*STORED RECORDS*:
*-*-*
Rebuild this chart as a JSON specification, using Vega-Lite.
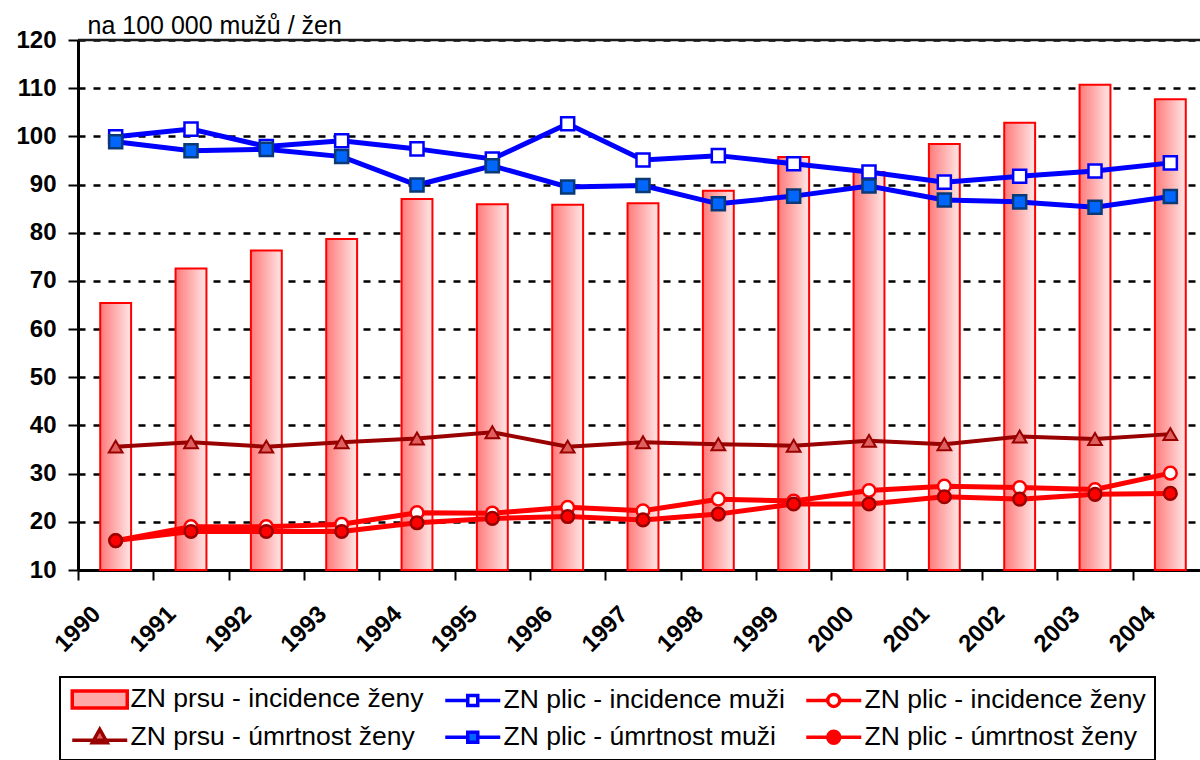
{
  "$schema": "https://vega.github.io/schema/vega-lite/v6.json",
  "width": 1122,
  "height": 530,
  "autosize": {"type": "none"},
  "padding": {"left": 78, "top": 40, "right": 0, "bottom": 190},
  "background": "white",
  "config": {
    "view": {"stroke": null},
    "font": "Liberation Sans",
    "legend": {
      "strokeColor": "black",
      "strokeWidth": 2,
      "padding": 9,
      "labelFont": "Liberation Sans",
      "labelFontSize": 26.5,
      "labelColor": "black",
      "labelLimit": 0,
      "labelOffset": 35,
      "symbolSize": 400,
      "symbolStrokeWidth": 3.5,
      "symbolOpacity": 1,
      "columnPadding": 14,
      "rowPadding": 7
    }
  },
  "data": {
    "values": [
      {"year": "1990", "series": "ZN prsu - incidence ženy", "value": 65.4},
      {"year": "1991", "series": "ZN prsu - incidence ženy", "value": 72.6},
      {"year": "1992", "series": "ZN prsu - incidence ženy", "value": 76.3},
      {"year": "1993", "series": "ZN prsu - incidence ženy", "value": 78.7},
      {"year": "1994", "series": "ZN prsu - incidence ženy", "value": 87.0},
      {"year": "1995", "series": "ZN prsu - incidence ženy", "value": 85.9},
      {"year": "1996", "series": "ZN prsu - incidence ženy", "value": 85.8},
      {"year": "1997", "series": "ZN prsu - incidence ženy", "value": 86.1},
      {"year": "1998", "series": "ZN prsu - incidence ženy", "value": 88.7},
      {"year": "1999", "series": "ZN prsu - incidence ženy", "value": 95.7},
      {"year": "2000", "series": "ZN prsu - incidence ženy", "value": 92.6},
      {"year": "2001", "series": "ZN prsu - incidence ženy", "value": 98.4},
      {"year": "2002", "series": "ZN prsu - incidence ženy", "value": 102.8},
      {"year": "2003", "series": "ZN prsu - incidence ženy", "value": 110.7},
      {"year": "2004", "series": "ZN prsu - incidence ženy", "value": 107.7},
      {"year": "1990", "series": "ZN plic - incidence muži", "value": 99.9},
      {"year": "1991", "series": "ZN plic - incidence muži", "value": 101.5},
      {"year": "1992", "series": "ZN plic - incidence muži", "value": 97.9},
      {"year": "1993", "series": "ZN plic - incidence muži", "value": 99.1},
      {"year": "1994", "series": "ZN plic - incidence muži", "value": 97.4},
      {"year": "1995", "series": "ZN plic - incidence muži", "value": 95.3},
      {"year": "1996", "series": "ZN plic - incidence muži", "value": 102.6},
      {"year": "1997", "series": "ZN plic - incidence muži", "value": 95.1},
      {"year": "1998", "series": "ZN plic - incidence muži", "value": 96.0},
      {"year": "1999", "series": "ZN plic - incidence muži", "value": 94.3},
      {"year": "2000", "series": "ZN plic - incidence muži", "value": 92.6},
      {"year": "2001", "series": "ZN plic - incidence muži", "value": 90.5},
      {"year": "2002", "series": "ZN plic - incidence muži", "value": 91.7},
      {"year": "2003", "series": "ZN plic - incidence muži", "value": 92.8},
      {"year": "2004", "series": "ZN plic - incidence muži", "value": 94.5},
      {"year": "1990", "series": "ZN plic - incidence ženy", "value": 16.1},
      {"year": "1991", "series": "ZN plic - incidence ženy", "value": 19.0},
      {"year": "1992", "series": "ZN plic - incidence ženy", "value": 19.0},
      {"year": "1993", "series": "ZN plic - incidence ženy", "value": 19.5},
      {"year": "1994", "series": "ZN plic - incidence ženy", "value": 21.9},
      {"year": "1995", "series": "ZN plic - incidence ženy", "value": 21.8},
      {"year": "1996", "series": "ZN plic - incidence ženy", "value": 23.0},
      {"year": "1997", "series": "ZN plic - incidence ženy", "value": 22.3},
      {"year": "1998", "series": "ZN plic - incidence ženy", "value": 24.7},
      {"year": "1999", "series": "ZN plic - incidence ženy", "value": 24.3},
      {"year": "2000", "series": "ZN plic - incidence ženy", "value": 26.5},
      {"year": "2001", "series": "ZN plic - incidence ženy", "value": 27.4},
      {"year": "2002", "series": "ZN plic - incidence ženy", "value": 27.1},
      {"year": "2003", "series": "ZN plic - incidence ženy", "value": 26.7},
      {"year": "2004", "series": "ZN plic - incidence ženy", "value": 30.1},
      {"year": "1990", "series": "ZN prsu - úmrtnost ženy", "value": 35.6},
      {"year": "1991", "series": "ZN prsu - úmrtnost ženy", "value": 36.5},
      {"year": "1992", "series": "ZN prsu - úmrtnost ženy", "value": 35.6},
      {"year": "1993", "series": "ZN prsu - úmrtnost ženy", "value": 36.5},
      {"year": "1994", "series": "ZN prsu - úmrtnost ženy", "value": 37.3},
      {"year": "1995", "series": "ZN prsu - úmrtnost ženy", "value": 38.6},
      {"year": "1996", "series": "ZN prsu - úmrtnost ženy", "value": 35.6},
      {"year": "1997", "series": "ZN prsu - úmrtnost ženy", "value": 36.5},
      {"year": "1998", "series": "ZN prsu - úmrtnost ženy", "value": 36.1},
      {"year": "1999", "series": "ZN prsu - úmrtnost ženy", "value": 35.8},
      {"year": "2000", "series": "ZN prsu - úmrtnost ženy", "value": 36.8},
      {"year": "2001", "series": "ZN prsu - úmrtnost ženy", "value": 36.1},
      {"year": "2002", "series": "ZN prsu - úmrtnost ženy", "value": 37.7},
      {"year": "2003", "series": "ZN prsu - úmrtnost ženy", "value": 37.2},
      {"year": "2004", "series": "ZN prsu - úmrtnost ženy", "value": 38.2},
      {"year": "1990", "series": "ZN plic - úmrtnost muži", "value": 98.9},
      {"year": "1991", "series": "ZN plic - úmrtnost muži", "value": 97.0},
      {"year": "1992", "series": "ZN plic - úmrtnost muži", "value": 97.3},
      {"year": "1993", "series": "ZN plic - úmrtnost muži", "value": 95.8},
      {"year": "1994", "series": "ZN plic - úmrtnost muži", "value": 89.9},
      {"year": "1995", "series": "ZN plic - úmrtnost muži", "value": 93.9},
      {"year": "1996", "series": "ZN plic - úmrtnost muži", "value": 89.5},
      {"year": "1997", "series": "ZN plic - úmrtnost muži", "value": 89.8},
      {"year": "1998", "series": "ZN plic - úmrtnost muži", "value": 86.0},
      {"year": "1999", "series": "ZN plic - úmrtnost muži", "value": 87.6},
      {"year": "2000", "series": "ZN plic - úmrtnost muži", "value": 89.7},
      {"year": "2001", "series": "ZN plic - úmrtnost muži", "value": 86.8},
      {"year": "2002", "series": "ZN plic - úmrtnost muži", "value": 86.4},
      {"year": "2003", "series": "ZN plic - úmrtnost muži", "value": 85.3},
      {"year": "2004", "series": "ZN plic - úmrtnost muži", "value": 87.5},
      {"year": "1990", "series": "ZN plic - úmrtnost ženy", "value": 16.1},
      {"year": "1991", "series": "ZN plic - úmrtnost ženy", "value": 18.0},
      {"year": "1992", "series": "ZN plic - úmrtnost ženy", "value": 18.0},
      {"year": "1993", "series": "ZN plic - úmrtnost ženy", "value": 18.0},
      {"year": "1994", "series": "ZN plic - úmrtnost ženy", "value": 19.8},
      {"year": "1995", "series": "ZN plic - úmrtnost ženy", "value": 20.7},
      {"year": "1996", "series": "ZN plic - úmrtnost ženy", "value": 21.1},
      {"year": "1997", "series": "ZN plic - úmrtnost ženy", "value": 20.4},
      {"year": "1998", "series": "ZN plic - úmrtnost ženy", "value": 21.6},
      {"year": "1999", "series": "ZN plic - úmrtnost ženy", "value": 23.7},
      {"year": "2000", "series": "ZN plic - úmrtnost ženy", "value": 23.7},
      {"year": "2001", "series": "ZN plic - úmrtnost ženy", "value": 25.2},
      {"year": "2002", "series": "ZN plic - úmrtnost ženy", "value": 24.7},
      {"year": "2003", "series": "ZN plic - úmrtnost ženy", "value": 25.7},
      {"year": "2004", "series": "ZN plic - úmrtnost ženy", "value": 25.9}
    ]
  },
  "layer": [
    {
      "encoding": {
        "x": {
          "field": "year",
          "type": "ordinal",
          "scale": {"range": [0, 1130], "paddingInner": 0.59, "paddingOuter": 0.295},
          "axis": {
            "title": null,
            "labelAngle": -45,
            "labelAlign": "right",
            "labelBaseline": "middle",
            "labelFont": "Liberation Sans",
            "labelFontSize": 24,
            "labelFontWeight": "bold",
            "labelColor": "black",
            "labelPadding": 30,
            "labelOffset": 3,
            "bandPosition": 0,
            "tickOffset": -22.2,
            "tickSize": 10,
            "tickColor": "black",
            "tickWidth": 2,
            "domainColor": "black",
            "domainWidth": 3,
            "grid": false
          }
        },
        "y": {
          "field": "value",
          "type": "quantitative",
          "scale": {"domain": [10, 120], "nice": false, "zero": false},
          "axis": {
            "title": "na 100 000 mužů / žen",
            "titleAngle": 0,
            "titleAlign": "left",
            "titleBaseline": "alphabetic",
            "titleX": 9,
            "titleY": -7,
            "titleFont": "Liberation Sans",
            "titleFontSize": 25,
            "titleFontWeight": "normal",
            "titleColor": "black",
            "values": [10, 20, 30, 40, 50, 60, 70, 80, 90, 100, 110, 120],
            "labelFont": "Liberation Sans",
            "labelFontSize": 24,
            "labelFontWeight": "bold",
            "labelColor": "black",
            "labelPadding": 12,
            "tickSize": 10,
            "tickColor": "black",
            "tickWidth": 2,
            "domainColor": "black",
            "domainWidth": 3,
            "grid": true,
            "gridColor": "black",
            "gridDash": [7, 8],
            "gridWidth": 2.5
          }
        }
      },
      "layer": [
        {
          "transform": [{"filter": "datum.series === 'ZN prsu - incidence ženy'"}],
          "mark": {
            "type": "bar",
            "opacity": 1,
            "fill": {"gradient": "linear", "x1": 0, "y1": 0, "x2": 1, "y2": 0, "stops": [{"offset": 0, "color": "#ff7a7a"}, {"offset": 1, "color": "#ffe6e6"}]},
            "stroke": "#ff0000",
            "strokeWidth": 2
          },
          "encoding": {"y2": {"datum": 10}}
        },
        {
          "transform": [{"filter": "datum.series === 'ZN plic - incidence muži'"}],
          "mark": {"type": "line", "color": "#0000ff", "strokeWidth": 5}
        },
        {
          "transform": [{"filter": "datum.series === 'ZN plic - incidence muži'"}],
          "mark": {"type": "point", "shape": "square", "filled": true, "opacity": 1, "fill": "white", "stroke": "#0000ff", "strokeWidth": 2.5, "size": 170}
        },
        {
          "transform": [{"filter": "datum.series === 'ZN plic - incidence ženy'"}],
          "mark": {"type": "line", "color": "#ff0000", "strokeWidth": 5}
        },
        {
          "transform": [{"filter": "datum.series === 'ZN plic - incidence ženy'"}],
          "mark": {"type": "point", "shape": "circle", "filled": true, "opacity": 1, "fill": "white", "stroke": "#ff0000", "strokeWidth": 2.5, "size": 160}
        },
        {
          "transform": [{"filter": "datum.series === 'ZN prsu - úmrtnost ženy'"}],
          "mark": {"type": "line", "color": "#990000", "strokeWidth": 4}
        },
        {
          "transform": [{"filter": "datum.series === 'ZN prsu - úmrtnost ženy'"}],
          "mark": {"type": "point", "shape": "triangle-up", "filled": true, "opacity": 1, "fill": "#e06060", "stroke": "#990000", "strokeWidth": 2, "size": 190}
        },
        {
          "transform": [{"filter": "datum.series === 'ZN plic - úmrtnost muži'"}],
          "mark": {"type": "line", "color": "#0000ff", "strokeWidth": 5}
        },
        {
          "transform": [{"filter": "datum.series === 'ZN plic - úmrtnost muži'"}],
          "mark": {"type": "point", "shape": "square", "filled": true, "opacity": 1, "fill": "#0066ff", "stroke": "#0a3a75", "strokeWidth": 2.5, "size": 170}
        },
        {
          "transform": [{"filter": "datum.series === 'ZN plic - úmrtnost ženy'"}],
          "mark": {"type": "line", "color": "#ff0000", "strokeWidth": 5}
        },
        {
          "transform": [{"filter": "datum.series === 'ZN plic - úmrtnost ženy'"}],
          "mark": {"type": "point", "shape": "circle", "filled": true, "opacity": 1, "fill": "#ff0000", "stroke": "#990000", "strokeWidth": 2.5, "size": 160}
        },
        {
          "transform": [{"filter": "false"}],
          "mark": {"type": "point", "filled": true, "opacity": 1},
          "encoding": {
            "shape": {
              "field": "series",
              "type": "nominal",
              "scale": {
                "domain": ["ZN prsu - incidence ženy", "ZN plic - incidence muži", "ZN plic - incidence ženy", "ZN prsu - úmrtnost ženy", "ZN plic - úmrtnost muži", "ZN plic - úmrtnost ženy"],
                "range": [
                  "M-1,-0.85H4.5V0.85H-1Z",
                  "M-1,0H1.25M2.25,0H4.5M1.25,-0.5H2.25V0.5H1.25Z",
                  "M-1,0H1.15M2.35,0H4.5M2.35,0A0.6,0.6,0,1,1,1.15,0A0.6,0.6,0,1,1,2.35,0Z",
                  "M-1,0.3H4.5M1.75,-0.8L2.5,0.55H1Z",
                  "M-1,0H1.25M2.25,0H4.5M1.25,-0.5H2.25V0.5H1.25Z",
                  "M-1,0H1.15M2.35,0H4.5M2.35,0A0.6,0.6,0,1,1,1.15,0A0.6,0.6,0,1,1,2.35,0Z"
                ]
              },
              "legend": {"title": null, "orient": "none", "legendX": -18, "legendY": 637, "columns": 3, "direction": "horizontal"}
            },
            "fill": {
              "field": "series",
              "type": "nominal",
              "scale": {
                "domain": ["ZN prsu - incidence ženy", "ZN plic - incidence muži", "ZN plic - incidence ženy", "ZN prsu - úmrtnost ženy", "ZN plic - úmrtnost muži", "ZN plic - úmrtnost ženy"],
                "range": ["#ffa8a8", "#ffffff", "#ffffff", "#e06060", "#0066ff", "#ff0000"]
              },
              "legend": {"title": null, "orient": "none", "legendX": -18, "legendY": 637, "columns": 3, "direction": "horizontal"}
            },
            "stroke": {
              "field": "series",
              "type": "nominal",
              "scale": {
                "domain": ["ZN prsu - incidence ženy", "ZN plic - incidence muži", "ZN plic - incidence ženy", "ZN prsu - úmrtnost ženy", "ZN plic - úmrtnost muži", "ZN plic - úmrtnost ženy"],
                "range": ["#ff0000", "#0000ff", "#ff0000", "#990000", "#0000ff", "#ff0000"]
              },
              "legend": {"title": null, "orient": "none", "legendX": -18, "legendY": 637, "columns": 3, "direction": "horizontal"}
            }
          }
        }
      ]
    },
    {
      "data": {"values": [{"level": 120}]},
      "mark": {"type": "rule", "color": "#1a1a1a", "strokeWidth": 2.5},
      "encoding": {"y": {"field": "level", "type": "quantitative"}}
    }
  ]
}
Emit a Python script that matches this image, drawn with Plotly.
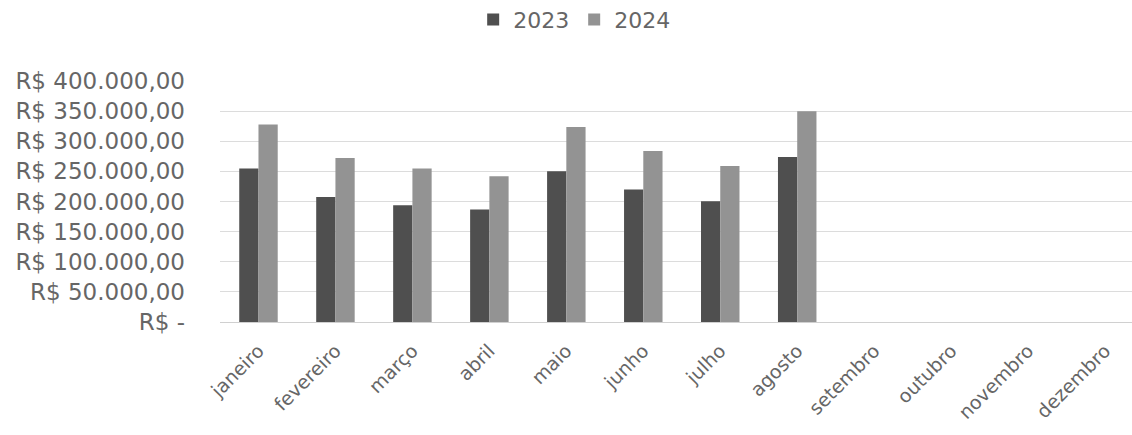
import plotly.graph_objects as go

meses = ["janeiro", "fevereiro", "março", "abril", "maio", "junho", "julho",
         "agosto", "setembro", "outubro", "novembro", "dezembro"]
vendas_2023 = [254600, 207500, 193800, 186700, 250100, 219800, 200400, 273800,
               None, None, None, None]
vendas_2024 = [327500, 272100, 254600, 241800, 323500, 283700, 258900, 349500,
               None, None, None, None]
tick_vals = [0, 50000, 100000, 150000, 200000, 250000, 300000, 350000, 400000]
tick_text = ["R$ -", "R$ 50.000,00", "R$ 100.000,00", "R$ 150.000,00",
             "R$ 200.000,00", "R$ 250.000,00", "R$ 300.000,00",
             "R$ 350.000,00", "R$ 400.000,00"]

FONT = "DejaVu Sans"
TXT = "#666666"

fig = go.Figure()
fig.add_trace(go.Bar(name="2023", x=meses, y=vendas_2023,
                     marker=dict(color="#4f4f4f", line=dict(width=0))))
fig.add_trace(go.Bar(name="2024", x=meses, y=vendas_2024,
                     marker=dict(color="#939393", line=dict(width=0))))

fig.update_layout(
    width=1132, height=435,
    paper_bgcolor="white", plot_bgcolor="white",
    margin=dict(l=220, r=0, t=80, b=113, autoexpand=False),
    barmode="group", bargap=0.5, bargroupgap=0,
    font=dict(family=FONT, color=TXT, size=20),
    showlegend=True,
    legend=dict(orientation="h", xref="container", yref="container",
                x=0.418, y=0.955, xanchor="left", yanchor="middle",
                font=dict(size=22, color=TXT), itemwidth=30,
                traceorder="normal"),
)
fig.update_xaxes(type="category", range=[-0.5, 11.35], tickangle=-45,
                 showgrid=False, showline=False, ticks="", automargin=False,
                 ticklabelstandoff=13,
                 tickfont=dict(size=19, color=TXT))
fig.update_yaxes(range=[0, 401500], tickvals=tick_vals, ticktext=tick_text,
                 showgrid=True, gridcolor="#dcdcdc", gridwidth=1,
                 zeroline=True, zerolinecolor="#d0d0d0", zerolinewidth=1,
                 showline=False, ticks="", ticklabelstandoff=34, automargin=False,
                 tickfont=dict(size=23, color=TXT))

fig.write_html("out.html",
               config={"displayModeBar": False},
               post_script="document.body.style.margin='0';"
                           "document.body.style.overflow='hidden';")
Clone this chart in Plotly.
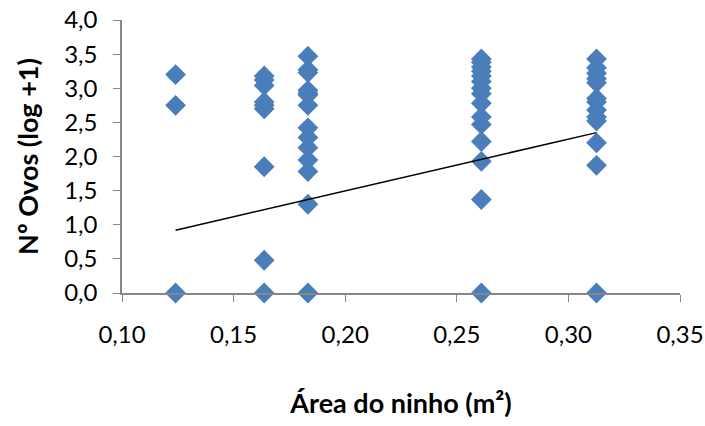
*-*-*
*AIM*:
From the records above, give again only the part that opens with the line containing "Emit a Python" and closes with the line containing "import plotly.graph_objects as go". Keep both ends but drop the pictures.

*SOLUTION FOR THIS TASK*:
Emit a Python script that matches this image, drawn with Plotly.
import plotly.graph_objects as go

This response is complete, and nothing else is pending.